- Location: South Australia
- Nearest city: Lock
- Coordinates: 33°28′49″S 135°33′41″E﻿ / ﻿33.4804°S 135.5613°E
- Area: 101.42 km^{2} (39.16 sq mi)
- Established: 31 March 1988
- Governing body: Department for Environment and Water

= Barwell Conservation Park =

Protected area in South Australia

Barwell Conservation Park is a protected area in the Australian state of South Australia located on Eyre Peninsula in the gazetted localities of Palkagee and Polda about 140 km north of Port Lincoln and about 15 km west of Lock.

The conservation park occupies a parcel of land located on the boundaries of the hundreds of the Barwell and McIntosh to the immediate west of the Tod Highway and the immediate north of the Birdseye Highway.

The conservation park was proclaimed on 31 March 1988 under the state's National Parks and Wildlife Act 1972 (NPW Act) in respect to the following parcel of land located at the northern end of the Hundred of Barwell - Section 30. It was "proclaimed to conserve a large block of remnant mallee vegetation on the Eyre Peninsula". On 22 March 2007, the Barwell Conservation Reserve which occupied the crown land to the immediate north in the Hundred of McIntosh was added to the conservation park. The Barwell Conservation Reserve itself was dedicated as a conservation reserve on 11 November 1993 under the state's Crown Lands Act 1929 and consisted of the following parcel of land - "allotment 100 of Deposited Plan No. 34676 and sections 6 and 7 Hundred of McIntosh". The conservation park was constituted to permit access under the state's Mining Act 1971 while the land formerly occupied by the Barwell Conservation Reserve was also constituted to permit access under the state's Petroleum Act 2000.

Its name is derived from the Hundred of Barwell. The name of the original protected area was proposed to be the Polda Conservation Park but this was not approved by Geographical Names Board.

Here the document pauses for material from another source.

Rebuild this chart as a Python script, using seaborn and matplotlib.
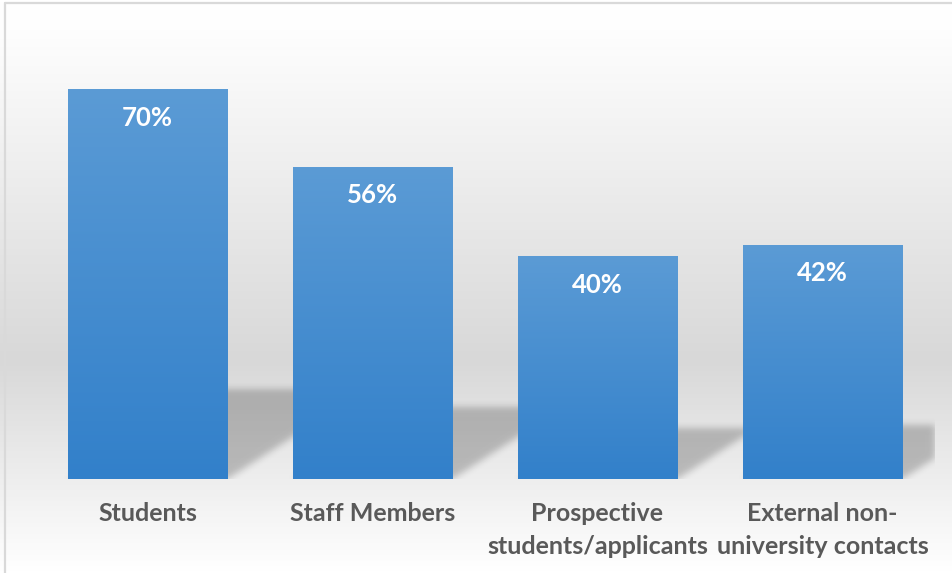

As of 2007, the Barwell Conservation Park was reported as including the following "mallee communities" - "Eucalyptus diversifolia (coastal white mallee) open mallee community and the Eucalyptus porosa (mallee box) mallee community". The conservation park included two plant species of conservation significance listed under both the Australian Environment Protection and Biodiversity Conservation Act 1999 (EPBC Act) and the (NPW Act) - the metallic sun-orchid (Thelymitra epipactoides) and the west coast mintbush (Prostanthera calycina), and two species listed only the (NPW Act) - the hairy shepherd's-purse ( Microlepidium pilosulum) and the rasp daisy-bush (Olearia picridifolia).

Also, 35 species of native bird have been observed within the conservation park including the following species of conservation significance that were listed in 2007 on both the (EPBC Act) and the (NPW Act) - the chestnut quail-thrush and the malleefowl.

As of 2007, there was no access for visitors into the interior of the conservation park and nor were there any plans to create such access.

The conservation park is classified as an IUCN Category VI protected area.